Unusual jobs that no longer exist


Our world is full of innovations, not only in technology, but also in all areas. A product arrives on the market, it’s very expensive and we buy it because we think we need the latest thing. Then two years later, the product is reduced to half the size to make it more useful and half the price, but performs the same function. Oh if we had just waited a little, wow, we could have saved money!
So because of innovation, there are things you just have no use for anymore and as a result, some old jobs have been eliminated. Here are several such jobs, some once performed more than 100 years ago, others only about 50 years ago.

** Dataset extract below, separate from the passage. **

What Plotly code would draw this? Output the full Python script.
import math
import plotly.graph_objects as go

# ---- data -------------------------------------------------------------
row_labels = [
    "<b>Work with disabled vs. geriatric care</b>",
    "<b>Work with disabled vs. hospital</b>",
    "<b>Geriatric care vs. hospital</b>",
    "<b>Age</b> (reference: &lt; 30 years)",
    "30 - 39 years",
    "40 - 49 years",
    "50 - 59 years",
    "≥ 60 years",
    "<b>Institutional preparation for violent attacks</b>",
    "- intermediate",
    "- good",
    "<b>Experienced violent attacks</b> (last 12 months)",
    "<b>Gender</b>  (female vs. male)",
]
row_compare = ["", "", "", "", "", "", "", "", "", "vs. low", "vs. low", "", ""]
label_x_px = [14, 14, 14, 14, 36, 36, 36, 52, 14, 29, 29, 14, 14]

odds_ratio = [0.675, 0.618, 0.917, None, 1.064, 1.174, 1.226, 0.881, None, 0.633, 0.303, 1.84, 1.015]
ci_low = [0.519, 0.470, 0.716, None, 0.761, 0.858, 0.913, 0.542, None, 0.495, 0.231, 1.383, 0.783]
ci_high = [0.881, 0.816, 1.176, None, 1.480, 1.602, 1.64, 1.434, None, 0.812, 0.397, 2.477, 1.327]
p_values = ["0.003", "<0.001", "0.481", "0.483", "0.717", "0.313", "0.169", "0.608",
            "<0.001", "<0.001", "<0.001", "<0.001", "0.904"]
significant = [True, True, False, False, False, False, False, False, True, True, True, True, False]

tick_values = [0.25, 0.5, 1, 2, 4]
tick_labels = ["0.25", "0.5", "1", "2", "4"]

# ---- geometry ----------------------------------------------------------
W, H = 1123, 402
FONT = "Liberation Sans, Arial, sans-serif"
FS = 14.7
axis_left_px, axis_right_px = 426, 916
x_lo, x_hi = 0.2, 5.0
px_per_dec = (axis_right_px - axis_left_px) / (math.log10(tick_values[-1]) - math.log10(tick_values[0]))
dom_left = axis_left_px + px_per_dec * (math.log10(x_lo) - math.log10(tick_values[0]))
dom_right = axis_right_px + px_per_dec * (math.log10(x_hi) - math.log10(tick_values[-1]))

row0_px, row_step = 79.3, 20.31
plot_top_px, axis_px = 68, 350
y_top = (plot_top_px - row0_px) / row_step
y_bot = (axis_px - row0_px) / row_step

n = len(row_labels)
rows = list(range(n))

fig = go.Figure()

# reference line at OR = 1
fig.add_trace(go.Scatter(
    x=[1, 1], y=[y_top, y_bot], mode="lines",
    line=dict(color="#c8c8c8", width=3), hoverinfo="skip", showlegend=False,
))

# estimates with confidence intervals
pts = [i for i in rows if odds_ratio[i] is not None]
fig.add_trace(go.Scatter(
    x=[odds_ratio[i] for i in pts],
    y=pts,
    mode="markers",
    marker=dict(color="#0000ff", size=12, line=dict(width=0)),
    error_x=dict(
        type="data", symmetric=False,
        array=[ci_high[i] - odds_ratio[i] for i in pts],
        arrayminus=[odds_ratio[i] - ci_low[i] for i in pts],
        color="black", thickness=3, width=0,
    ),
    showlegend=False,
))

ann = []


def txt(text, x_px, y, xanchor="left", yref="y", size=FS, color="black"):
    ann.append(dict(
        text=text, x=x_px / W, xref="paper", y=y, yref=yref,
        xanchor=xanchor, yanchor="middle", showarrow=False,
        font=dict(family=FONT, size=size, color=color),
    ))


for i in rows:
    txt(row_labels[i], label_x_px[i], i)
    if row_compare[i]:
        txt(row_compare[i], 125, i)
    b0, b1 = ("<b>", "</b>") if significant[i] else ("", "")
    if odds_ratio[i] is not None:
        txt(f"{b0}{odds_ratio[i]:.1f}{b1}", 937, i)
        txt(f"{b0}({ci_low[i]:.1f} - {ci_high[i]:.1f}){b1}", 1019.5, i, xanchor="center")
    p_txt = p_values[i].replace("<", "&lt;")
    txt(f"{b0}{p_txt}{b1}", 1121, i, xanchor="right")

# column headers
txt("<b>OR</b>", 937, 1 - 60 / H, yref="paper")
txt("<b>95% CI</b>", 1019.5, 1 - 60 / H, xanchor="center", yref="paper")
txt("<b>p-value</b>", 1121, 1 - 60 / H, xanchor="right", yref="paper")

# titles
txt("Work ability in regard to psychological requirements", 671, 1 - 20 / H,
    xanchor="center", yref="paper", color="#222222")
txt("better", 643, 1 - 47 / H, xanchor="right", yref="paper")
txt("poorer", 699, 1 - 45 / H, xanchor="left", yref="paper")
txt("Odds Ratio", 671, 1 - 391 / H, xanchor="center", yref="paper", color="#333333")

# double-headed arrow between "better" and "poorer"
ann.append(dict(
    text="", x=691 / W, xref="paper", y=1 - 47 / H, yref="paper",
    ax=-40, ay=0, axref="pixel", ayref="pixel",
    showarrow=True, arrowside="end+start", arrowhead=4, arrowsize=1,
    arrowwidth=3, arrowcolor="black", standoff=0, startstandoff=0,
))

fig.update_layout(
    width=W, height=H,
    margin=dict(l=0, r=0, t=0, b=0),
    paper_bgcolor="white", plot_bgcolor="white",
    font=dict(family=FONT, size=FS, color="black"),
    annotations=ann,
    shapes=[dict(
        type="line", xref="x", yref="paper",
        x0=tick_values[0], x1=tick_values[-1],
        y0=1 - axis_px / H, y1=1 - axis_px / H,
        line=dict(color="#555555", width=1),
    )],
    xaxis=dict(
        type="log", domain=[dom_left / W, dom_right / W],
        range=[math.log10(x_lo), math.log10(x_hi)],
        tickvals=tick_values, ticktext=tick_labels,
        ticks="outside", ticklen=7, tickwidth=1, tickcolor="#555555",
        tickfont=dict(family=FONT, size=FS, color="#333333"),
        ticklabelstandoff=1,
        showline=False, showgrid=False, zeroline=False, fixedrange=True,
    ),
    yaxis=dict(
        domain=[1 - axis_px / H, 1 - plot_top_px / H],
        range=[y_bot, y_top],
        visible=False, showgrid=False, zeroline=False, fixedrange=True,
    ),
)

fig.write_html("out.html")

First, there was the bowling alley pinsetter. Do you know what that was? Bowling alley pinsetters were mostly young boys (notice not girls) employed at bowling alleys to set up the pins for bowlers. Of course, this was long before electronic pin machines. I can remember when I was very young going to a bowling alley where there were people running back and forth in the back of the lanes. I’m told that in the 1940s and 1950s, there were three lanes in the basement of the old Kroger store building on the southwest corner of Plum and Fifth streets, now part of the Elks Lodge, where human pinsetters were used. When the pins were knocked over, they were quickly removed before the second ball came, that is, if it wasn’t a strike the first time. The pinsetter would jump up on a ledge above the lane to keep from getting hurt. When the frame was over, all the pins would be reset by the boy, and once again the bowler could start rolling the ball down the alley.

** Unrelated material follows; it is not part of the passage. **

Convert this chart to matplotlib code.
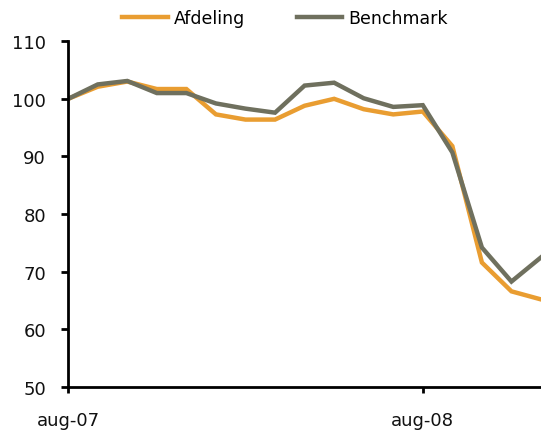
import matplotlib
matplotlib.use("Agg")
import matplotlib.pyplot as plt

# monthly index values, aug-07 .. dec-08
months = ['aug-07', 'sep-07', 'okt-07', 'nov-07', 'dec-07', 'jan-08', 'feb-08',
          'mar-08', 'apr-08', 'maj-08', 'jun-08', 'jul-08', 'aug-08', 'sep-08',
          'okt-08', 'nov-08', 'dec-08']
afdeling = [100, 102.1, 103.0, 101.7, 101.7, 97.3, 96.4, 96.4, 98.8, 100.0,
            98.2, 97.3, 97.8, 91.8, 71.6, 66.6, 65.2]
benchmark = [100, 102.5, 103.1, 101.0, 101.0, 99.2, 98.3, 97.6, 102.3, 102.8,
             100.1, 98.6, 98.9, 90.7, 74.2, 68.3, 72.5]
tick_labels = ['aug-07', 'aug-08']

fig = plt.figure(figsize=(5.41, 4.35), dpi=100)
ax = fig.add_axes([0.126, 0.108, 0.874, 0.795])

x = list(range(len(months)))
ax.plot(x, afdeling, color='#E99D31', lw=3.2, label='Afdeling', solid_joinstyle='miter')
ax.plot(x, benchmark, color='#6F705E', lw=3.2, label='Benchmark', solid_joinstyle='miter')

ax.set_xlim(0, len(months) - 1)
ax.set_ylim(50, 110)
ax.set_yticks(range(50, 111, 10))
ax.set_xticks([months.index(t) for t in tick_labels])
ax.set_xticklabels(tick_labels)

for s in ['top', 'right']:
    ax.spines[s].set_visible(False)
for s in ['left', 'bottom']:
    ax.spines[s].set_linewidth(2)
ax.tick_params(axis='y', length=5, width=2, labelsize=13, pad=11, labelcolor='#111111')
ax.tick_params(axis='x', length=4, width=2, labelsize=13, pad=13, labelcolor='#111111')

fig.legend(loc='upper center', bbox_to_anchor=(0.527, 1.012), ncol=2, frameon=False,
           fontsize=12.5, handlelength=2.6, columnspacing=3.0, handletextpad=0.35)

fig.savefig('out.png', dpi=100)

Here’s a really crazy one – the human alarm clock called knocker-uppers. Right away that doesn’t sound quite right, but they were essentially alarm clocks. These people were hired to ensure that their clients would wake up on time for their jobs. In the 1800s, the knocker-uppers would use sticks, clubs or pebbles to knock on clients’ windows and doors. I can imagine in our world of craziness now, these people would be arrested for trespassing.
Then there was the ice cutter. Before modern refrigeration techniques became widespread and people needed to keep food cold, ice cutters went out bravely on frozen lakes and cut ice. Can you imagine? It was a dangerous job often done in extreme conditions.
When I learned of these ice cutters, it made me think of the stories I have heard about the old icehouse located on N. Maple St. just north of the current railroad crossing. However, longtime Marysville resident Dick Hornbeck tells me that the first icehouse was on N. Main St. adjacent to the water plant. He went to work there in 1947 and they were still making ice. But shortly after that the water plant went out of the ice business and George Bright built his own ice business at the site on N. Maple St.
Ice was delivered in trucks and Dick tells me the vehicle had wooden sides and canvas which covered the ice. If you wanted ice, you put a sign in your window saying 25, 50 or 75 pounds needed. The people on the truck would then cut the piece of ice, carry it in and put it in your icebox, which often had one big door and another small door inside on top where the ice fit. Sometimes kids would follow the truck and look for little ice chips to chew on.
Here may be the grossest, no longer needed occupation – rat catcher. They were employed in Europe to control rat populations and went down into sewers and in alleys to actually grab the animals by the tail with their hands! Oh my gosh, that whole thing really gives me the creeps. Of course, these men ran high risks of suffering bites and infections, but helped keep the public safer. I guess somebody had to do it!

A touch of kindness at Edgewood
As I entered the driveway at Edgewood Elementary School this week with my grandson, Berkley, I watched several women out in front of the building guiding students safely to the sidewalk and into the school as their families dropped them off. When I pulled up closer to the door, Berkley got out and I heard one of the women near us say to him, “Good morning and I hope you do your best today at school.”
That brought a smile to his face. I assumed this to be a random incident, but as I moved along with the window down, I heard another lady say to him. “I hope you have a wonderful day.” His smile widened. I thought, what a great way to start the school day!
After checking, Principal David Hensinger told me this is a conscious effort by three staff members, who are outside every day, to make the children feel happy and comfortable. One never knows what happens before they get to school, so this is an effort to give them a good start to the day. He said that it is, of course, important to have good test scores, and this is a way to help make school a comfortable place for the students to learn.
He also told me that as the children enter the building and head down the hall, there are other staff members stationed periodically to greet them and guide them safely to their classrooms.
I thought it was a touching way to bring more kindness into our lives. We can’t have too much kindness!